WHAT YOU ARE ASKED TO DO:
Retype only what runs from the first line of the listing to the line holding "const rockColors = ['#ff0000', '#800080', '#008080'];", both included. Do not retype the pictures.

## BEGIN COLLECTED DATA

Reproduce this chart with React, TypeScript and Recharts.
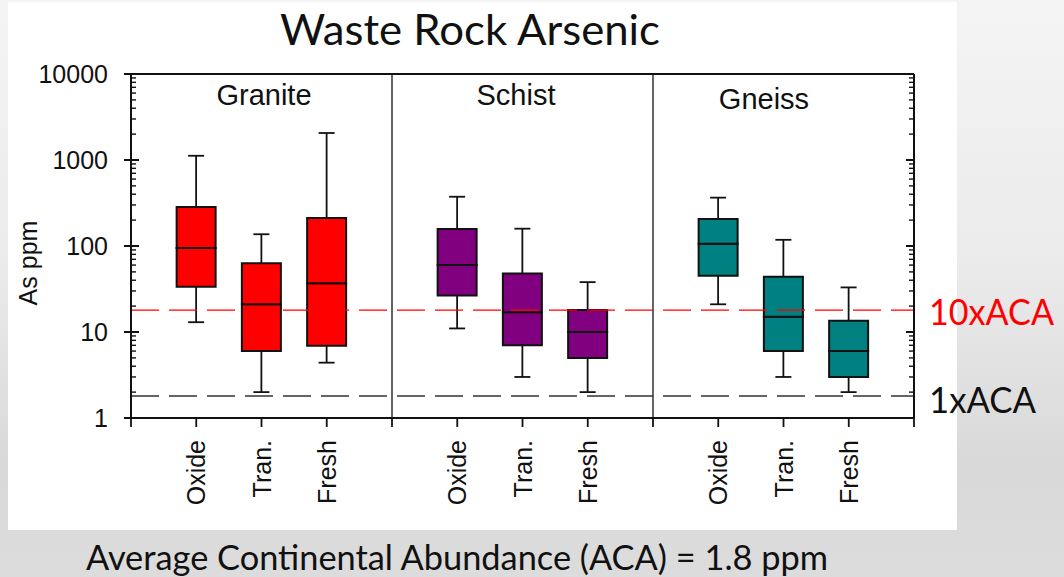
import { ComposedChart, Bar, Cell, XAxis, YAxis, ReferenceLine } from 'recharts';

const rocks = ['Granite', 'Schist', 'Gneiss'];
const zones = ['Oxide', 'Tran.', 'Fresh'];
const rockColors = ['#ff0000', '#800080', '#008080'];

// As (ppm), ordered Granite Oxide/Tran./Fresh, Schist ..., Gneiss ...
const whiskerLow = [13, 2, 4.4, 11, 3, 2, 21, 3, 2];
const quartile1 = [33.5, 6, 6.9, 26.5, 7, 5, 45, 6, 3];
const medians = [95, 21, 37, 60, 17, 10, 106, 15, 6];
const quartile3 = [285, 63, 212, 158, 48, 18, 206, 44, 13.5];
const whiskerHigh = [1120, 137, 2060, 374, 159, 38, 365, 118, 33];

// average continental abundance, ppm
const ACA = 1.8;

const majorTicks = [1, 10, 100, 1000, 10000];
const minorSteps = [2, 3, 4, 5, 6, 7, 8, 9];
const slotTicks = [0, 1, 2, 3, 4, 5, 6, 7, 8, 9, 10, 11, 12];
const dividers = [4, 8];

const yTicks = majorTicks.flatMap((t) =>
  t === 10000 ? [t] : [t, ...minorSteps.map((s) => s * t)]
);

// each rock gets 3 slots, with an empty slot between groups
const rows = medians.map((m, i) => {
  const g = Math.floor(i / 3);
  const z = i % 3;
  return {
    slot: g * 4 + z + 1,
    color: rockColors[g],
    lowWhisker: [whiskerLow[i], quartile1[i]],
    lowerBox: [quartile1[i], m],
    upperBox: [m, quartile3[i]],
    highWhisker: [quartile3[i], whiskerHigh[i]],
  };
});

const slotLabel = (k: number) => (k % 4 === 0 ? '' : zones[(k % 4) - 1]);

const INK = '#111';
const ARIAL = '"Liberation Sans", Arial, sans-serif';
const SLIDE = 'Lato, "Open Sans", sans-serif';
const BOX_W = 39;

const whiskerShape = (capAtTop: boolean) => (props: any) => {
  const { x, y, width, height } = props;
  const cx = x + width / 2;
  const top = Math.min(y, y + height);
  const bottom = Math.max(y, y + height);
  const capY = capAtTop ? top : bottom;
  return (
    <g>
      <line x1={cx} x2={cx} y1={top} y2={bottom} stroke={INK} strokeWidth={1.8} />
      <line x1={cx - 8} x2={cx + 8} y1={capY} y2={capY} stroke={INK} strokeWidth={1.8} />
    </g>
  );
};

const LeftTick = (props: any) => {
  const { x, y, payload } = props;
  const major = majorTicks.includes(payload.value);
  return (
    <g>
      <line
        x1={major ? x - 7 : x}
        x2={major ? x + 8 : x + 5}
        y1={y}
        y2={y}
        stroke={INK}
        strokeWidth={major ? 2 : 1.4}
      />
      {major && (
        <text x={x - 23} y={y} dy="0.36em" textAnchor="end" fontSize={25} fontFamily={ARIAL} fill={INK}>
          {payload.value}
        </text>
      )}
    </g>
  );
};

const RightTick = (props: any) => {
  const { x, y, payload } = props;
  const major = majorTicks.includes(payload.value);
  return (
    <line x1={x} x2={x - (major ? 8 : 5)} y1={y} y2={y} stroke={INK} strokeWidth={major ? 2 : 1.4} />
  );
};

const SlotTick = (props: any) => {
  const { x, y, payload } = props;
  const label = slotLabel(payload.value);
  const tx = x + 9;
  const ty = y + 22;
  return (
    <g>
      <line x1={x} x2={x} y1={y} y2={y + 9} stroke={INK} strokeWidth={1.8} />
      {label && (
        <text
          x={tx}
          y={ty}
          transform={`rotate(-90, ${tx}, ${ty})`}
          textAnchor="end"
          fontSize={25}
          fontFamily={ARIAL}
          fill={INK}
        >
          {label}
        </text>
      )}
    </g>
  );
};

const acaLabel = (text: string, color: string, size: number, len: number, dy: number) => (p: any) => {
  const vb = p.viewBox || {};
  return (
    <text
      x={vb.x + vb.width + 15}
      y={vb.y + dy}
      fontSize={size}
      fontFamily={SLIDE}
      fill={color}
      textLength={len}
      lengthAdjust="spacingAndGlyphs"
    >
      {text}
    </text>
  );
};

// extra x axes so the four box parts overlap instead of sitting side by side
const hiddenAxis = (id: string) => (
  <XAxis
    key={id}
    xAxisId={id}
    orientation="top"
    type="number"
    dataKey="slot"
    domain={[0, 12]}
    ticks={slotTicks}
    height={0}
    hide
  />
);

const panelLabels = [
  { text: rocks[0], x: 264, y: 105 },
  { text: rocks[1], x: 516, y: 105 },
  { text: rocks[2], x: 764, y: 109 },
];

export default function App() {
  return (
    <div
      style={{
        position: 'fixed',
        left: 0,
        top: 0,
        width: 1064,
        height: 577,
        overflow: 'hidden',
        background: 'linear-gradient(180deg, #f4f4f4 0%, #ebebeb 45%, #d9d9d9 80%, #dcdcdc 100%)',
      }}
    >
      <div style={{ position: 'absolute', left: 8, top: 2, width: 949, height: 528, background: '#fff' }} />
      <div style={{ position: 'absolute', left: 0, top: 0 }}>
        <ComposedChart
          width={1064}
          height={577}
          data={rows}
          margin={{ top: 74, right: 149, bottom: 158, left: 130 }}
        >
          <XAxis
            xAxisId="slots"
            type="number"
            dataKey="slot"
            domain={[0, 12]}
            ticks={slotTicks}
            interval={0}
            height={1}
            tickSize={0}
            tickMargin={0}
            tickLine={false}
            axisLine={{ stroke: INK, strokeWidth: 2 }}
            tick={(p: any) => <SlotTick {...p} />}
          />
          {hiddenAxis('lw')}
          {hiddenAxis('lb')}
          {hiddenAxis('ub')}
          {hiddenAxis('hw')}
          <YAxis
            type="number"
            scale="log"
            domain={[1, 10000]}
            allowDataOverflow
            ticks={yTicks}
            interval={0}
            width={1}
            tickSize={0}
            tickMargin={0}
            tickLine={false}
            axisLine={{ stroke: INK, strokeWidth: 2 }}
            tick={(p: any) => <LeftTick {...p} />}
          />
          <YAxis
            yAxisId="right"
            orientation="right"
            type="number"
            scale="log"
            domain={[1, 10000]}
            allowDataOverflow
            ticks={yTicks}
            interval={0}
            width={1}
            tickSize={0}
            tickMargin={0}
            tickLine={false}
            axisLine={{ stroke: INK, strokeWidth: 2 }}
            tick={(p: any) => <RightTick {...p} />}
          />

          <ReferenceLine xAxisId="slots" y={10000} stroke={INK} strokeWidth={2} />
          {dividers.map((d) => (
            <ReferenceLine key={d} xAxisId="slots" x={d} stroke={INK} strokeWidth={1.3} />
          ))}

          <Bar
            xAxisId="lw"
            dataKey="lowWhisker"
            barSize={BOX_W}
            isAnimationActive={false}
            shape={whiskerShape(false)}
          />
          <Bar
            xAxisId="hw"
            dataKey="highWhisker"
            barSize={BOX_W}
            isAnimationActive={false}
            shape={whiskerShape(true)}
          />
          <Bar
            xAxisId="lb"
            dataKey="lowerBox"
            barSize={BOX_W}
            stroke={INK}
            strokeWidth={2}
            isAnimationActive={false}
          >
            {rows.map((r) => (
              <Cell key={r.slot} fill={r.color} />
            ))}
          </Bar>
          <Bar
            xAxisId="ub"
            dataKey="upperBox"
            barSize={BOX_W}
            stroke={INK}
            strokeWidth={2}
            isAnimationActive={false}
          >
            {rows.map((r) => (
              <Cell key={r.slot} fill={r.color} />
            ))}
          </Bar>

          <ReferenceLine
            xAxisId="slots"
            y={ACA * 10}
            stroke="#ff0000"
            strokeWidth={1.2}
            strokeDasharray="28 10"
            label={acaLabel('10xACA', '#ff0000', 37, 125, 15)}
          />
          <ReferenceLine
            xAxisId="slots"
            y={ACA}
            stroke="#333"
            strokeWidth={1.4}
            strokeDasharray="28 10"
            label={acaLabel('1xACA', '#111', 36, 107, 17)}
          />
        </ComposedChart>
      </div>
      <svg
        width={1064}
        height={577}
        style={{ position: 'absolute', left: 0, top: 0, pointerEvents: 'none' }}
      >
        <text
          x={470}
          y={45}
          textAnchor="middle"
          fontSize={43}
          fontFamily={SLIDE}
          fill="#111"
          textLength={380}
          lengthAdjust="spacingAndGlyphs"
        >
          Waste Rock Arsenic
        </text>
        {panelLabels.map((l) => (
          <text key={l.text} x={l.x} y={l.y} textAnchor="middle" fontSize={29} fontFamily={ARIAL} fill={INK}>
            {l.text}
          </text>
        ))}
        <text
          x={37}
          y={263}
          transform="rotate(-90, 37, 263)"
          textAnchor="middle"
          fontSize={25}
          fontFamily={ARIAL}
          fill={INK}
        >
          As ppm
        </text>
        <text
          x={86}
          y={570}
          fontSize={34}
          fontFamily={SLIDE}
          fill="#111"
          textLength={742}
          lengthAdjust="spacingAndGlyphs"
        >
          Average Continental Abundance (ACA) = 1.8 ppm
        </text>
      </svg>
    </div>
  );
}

## END COLLECTED DATA

EXERCISE OUTPUT:
Reproduce this chart with React, TypeScript and Recharts.
import { ComposedChart, Bar, Cell, XAxis, YAxis, ReferenceLine } from 'recharts';

const rocks = ['Granite', 'Schist', 'Gneiss'];
const zones = ['Oxide', 'Tran.', 'Fresh'];
const rockColors = ['#ff0000', '#800080', '#008080'];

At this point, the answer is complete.